Python | NLP | LSTM | Decoding Algorithms
This thesis investigates which decoding algorithm generates the best candidate utterances for a pragmatic speaker in a referential image game. The speaker must describe a target image to a listener to distinguish it from two distractors. The study compares Multinomial Sampling, Beam Decoding, and Diverse Beam Decoding on 'easy' (random) and 'hard' (visually/textually similar) distractors. The findings show that candidate diversity is crucial for success, and while DBD is the most promising for accuracy, it suffers from high computational costs compared to Multinomial Sampling.
Implemented a full pragmatic reasoning pipeline based on the Rational Speech Act framework.

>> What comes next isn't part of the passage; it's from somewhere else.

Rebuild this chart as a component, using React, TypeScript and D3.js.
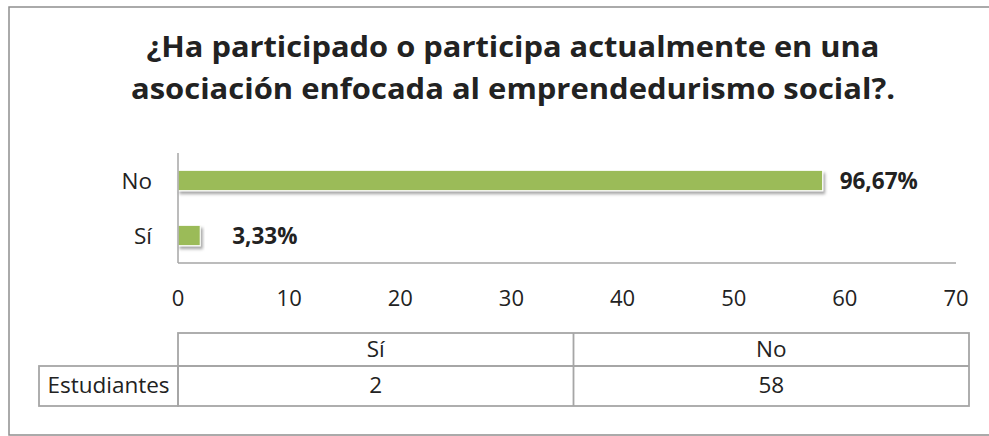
import React from 'react';
import * as d3 from 'd3';

// data
const categories = ['Sí', 'No'];
const counts = [2, 58];
const percentLabels = ['3,33%', '96,67%'];
const xTicks = [0, 10, 20, 30, 40, 50, 60, 70];
const titleLines = [
    '¿Ha participado o participa actualmente en una',
    'asociación enfocada al emprendedurismo social?.',
];
const tableRowLabel = 'Estudiantes';

const width = 989;
const height = 436;
const font = '"Open Sans", Calibri, sans-serif';
const textColor = '#222';
const lineColor = '#a6a6a6';
const barColor = '#9bbb59';

// label gaps after each bar end (same order as categories)
const labelGap = [32, 17];
// measured title widths
const titleWidths = [733, 764];

const App = () => {
    const plot = { left: 178, right: 956, top: 153, bottom: 263 };

    const x = d3.scaleLinear()
        .domain([0, 70])
        .range([plot.left, plot.right]);

    const y = d3.scaleBand()
        .domain(categories.slice().reverse())
        .range([plot.top, plot.bottom])
        .paddingInner(0.63)
        .paddingOuter(0.315);

    const table = { left: 39, top: 333, mid: 366, bottom: 406, right: 969 };
    const col = d3.scaleBand()
        .domain(categories)
        .range([plot.left, table.right]);

    return (
        <svg width={width} height={height} style={{ position: 'absolute', left: 0, top: 0 }}>
            <defs>
                <filter id="shadow" x="-10%" y="-30%" width="130%" height="180%">
                    <feDropShadow dx="2" dy="3" stdDeviation="1.8" floodColor="#000" floodOpacity="0.35" />
                </filter>
            </defs>
            <rect x={0} y={0} width={width} height={height} fill="#fff" />
            <rect x={9} y={7} width={990} height={428} fill="none" stroke="#8e8e8e" strokeWidth={1.5} />

            {/* title */}
            {titleLines.map((t, i) => (
                <text key={i} x={513} y={57 + i * 42} textAnchor="middle" fontFamily={font}
                    fontWeight="bold" fontSize={28} fill={textColor}
                    textLength={titleWidths[i]} lengthAdjust="spacingAndGlyphs">{t}</text>
            ))}

            {/* bars */}
            <g>
                {categories.map((c, i) => (
                    <rect key={c} x={x(0)} y={y(c)} width={x(counts[i]) - x(0)} height={y.bandwidth()}
                        fill={barColor} stroke="#fff" strokeWidth={1} filter="url(#shadow)" />
                ))}
            </g>

            {/* data labels */}
            {categories.map((c, i) => (
                <text key={c} x={x(counts[i]) + labelGap[i]} y={y(c) + y.bandwidth() / 2 + 8.5}
                    fontFamily={font} fontWeight="bold" fontSize={22.5} fill={textColor}>{percentLabels[i]}</text>
            ))}

            {/* axes */}
            <line x1={plot.left} x2={plot.left} y1={plot.top} y2={plot.bottom} stroke={lineColor} strokeWidth={1.5} />
            <line x1={plot.left} x2={plot.right} y1={plot.bottom} y2={plot.bottom} stroke={lineColor} strokeWidth={1.5} />

            {/* category labels */}
            {categories.map(c => (
                <text key={c} x={152} y={y(c) + y.bandwidth() / 2 + 8} textAnchor="end"
                    fontFamily={font} fontSize={22.5} fill={textColor}>{c}</text>
            ))}

            {/* x tick labels */}
            {xTicks.map(t => (
                <text key={t} x={x(t)} y={306} textAnchor="middle" fontFamily={font}
                    fontSize={22} fill={textColor}>{t}</text>
            ))}

            {/* data table */}
            <g stroke={lineColor} strokeWidth={1.8} fill="none">
                <rect x={plot.left} y={table.top} width={table.right - plot.left} height={table.bottom - table.top} />
                <rect x={table.left} y={table.mid} width={plot.left - table.left} height={table.bottom - table.mid} />
                <line x1={plot.left} x2={table.right} y1={table.mid} y2={table.mid} />
                {categories.slice(1).map(c => (
                    <line key={c} x1={col(c)} x2={col(c)} y1={table.top} y2={table.bottom} />
                ))}
            </g>
            {categories.map((c, i) => (
                <g key={c}>
                    <text x={col(c) + col.bandwidth() / 2} y={357} textAnchor="middle" fontFamily={font}
                        fontSize={22.5} fill={textColor}>{c}</text>
                    <text x={col(c) + col.bandwidth() / 2} y={393} textAnchor="middle" fontFamily={font}
                        fontSize={22.5} fill={textColor}>{counts[i]}</text>
                </g>
            ))}
            <text x={(table.left + plot.left) / 2} y={393} textAnchor="middle" fontFamily={font}
                fontSize={22.5} fill={textColor}>{tableRowLabel}</text>
        </svg>
    );
};

export default App;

Constructed a Pragmatic Speaker that samples candidates from a Literal Speaker (LSTM) and re-ranks them using a Literal Listener (ResNet/ROBERTa).
Implemented and systematically compared three distinct decoding algorithms: Multinomial Sampling, Beam Decoding, and Diverse Beam Decoding.
Analyzed the trade-offs between candidate diversity (measured by Distinct n-grams) and model performance (measured by Accuracy and Entropy).
Designed an evaluation setup using the MS COCO dataset with two distinct difficulty levels: ‘easy’ (random distractors) and ‘hard’ (semantically similar distractors).
Created the ‘hard’ dataset by selecting distractors based on high visual and textual cosine similarity.